Why didn’t Shiite factions adopt or deny previous attacks? Why did they instead focus on the public denial of this attack? Are the PMU factions afraid of the United States' reaction?
Watheq al-Hashemi, director of the Iraqi Group for Strategic Studies, told Al-Monitor about the reason armed factions and the PMU did not assume responsibility for the attack.
He said, “There are concerns about the US sanctions that are expected soon, and Iran is pressuring toward halting attacks on Americans due to the ongoing negotiations between the United States and Iran.”
The factions seem reluctant to target US interests in Iraq directly. Perhaps this is related to the “aggressiveness” of the US response to any such behavior. For instance, the attempt to raid the US Embassy in the last days of 2019 was met with a harsh response and cost Iran and the PMU their two most prominent military leaders.
Spokesperson for Asaib Ahl al-Haq Mahmoud al-Rabihi told Al-Monitor, “The resistance movements did not shell the US Embassy and decided to give a chance to political and diplomatic work and public pressure. However, this will not be the case forever and will be set by influential circumstances. The weapons of the resistance will always be ready, but this will be the last resort.”
Hisham al-Hashimi, a researcher at Al-Nahrain Center for Strategic Studies, talked about “a problem within the PMU ranks, which is the presence of two groups: the government’s PMU and the factions’ PMU.”
He told Al-Monitor, “The government’s PMU abide by the leadership decisions, unlike the factions’ PMU, which are hybrid forces. Some of those support the government and follow the law, administration and money, while others follow the resistance axis and Iran’s strategy and care for its interests in exporting the revolution.”
He added, “The second group did not have a commander to rein them in, and decisions were left to the jurisprudence of leaders of the factions to implement the agenda of the axis of resistance, after the assassination of Soleimani and Muhandis. Such chaos can only be contained by the [Islamic] Revolutionary Guards Corps.”
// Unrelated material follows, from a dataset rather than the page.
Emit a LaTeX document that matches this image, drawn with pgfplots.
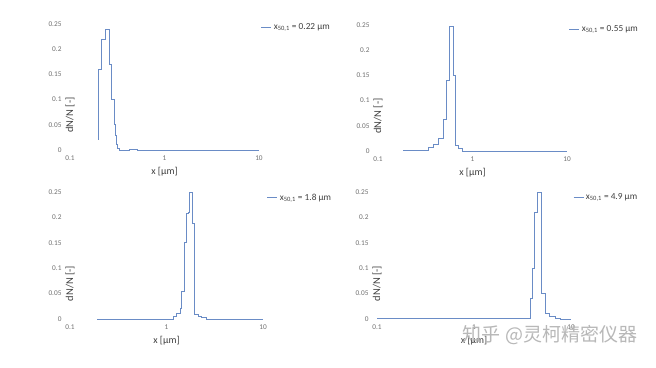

On Jan. 8, after the assassination of Muhandis and Soleimani, leader of the Sadrist current Muqtada al-Sadr, who spearheads a movement of armed factions, called on the factions not to be hasty in executing military attacks against US interests until “all political and legal methods are used up.”
The discourse of Sadr and the other factions known for their “rebellious spirit” changed after Soleimani's and Muhandis’ assassinations, and they modified the way they deal with the US presence in Iraq, which they initially refused. They are well aware there is no military balance between them, and they do not want to suffer any losses that would embarrass them in front of their rivals and the public. Therefore, they are trying to resolve the problem with the United States politically.
For the armed factions, the political and legal action to expel US troops is a way out of humiliation in front of their popular base, which is wondering about the delayed response to Muhandis’ killing despite inflated threats and Iran’s response to Soleimani’s assassination.
In a nutshell, the scattered stances of these movements indicate they will not engage directly with the United States and will adopt a strategy of intermittent attacks, like the one that targeted the US Embassy at the end of January. It looks like there is no real alignment of stances after the killing of Muhandis, who was their real leader and organizer.